*What this task involves*:
Will you return, word for word, only the lines from the top of the data below down to and including the one with "genre = [0.0, 5.6, 13.6, 9.8, 8.6, 15.2, 17.2, 14.7]"?

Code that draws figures
■ ■ ■ ■ ■

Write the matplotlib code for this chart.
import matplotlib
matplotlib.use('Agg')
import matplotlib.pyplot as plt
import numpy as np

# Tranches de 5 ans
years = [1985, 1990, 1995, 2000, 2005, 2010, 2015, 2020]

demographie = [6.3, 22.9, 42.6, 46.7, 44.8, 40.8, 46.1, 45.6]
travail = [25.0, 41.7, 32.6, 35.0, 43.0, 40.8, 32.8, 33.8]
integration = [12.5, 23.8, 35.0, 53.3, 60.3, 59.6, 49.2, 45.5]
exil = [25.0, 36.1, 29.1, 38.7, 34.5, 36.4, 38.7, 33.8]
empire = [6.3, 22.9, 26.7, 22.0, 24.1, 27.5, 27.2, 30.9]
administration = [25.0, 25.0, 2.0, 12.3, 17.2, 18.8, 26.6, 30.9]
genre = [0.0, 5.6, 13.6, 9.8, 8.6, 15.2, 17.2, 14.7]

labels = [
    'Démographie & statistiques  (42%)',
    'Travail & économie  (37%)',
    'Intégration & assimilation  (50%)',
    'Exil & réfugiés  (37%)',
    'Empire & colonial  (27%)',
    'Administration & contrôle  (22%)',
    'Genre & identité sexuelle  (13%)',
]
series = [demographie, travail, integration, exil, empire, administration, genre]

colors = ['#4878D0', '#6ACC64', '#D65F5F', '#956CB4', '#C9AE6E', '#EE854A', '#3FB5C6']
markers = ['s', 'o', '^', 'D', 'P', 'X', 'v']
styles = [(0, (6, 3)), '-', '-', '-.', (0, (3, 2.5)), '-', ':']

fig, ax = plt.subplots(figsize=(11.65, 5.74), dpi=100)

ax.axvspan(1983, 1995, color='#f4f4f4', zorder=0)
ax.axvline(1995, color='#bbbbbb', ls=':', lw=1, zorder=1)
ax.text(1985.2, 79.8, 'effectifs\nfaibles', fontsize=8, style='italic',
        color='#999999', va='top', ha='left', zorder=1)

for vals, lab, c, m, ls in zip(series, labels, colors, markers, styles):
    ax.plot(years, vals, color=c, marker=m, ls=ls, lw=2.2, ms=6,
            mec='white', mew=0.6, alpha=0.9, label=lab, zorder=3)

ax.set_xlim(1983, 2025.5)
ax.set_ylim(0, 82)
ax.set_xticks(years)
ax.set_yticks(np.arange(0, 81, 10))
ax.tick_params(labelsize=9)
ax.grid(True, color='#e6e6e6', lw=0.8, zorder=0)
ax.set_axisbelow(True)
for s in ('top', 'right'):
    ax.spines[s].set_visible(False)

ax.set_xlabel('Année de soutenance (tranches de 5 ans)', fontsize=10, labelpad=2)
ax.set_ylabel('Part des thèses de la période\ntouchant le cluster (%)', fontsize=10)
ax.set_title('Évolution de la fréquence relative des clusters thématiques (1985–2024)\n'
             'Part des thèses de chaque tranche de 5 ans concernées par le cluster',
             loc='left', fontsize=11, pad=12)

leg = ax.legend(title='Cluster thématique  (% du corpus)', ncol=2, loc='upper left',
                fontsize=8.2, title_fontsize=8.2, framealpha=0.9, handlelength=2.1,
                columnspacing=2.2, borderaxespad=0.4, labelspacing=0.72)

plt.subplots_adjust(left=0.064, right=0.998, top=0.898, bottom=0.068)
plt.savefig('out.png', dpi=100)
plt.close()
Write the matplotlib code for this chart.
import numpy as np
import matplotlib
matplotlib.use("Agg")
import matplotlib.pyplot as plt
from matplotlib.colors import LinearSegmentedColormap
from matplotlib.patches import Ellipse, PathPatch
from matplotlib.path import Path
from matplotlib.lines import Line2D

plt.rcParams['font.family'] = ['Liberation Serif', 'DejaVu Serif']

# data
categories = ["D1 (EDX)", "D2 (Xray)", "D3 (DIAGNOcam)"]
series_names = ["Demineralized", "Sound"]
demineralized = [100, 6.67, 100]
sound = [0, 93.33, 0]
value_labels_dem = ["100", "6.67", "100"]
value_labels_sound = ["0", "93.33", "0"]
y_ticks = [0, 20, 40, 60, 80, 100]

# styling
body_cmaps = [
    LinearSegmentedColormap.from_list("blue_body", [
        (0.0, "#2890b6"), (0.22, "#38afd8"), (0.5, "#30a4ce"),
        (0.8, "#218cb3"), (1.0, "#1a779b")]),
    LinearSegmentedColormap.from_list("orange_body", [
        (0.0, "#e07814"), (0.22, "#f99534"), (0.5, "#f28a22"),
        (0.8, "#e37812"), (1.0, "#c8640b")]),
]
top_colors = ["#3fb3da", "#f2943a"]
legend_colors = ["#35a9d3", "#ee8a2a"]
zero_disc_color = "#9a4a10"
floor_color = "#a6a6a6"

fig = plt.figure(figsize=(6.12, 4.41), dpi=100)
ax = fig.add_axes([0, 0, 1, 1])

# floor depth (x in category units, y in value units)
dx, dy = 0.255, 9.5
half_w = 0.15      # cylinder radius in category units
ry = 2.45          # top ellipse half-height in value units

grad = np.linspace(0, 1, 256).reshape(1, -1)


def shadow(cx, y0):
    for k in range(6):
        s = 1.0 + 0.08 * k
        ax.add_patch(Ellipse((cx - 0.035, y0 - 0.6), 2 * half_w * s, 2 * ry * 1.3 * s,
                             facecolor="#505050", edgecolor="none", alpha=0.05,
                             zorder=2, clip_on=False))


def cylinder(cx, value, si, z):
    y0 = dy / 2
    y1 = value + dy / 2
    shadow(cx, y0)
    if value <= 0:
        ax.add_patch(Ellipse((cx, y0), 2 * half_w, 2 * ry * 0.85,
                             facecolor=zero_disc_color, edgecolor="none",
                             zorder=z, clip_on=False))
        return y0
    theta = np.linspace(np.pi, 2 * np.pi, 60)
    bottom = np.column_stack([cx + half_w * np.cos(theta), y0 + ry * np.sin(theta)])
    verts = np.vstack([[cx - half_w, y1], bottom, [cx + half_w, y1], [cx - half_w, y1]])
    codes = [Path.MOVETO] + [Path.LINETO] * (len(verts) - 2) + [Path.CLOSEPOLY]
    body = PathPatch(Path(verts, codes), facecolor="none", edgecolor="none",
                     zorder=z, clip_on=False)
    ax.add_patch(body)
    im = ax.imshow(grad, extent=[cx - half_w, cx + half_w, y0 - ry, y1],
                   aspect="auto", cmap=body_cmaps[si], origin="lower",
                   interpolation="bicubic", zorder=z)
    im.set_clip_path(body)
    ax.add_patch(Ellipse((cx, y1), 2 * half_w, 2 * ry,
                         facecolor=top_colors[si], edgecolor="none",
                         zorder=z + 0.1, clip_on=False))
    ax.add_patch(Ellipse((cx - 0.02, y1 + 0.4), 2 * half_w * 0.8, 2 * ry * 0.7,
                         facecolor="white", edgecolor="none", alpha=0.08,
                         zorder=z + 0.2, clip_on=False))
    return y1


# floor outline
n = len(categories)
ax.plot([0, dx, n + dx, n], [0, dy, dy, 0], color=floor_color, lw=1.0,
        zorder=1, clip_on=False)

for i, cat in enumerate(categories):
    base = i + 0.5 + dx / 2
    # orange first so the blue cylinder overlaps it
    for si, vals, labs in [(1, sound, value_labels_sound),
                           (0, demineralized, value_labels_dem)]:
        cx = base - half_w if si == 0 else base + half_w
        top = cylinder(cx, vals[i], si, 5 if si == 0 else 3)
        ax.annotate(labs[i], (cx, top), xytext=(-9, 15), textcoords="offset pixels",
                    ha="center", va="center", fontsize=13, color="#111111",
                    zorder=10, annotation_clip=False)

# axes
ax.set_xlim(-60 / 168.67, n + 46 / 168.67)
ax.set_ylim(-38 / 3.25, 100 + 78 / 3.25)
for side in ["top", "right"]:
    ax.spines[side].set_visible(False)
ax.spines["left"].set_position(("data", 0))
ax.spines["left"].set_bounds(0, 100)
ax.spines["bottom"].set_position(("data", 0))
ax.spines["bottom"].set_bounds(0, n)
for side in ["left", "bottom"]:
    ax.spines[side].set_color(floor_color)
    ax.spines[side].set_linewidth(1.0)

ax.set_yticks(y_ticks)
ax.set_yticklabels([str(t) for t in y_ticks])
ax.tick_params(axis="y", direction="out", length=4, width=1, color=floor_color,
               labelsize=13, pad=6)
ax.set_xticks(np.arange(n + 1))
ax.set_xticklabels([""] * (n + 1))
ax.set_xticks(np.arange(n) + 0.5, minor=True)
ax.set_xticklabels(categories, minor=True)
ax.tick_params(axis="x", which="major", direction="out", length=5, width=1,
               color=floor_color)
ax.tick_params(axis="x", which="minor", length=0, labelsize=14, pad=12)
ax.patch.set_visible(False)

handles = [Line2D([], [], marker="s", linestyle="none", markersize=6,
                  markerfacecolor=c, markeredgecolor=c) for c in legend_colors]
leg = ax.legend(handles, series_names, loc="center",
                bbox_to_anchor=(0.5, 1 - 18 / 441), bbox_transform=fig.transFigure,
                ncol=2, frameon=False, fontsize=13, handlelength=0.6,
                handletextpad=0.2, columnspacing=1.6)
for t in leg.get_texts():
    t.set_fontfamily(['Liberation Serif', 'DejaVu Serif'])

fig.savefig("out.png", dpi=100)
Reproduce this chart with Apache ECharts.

■ ■ ■ ■ ■

*Full answer*:
Write the matplotlib code for this chart.
import matplotlib
matplotlib.use('Agg')
import matplotlib.pyplot as plt
import numpy as np

# Tranches de 5 ans
years = [1985, 1990, 1995, 2000, 2005, 2010, 2015, 2020]

demographie = [6.3, 22.9, 42.6, 46.7, 44.8, 40.8, 46.1, 45.6]
travail = [25.0, 41.7, 32.6, 35.0, 43.0, 40.8, 32.8, 33.8]
integration = [12.5, 23.8, 35.0, 53.3, 60.3, 59.6, 49.2, 45.5]
exil = [25.0, 36.1, 29.1, 38.7, 34.5, 36.4, 38.7, 33.8]
empire = [6.3, 22.9, 26.7, 22.0, 24.1, 27.5, 27.2, 30.9]
administration = [25.0, 25.0, 2.0, 12.3, 17.2, 18.8, 26.6, 30.9]
genre = [0.0, 5.6, 13.6, 9.8, 8.6, 15.2, 17.2, 14.7]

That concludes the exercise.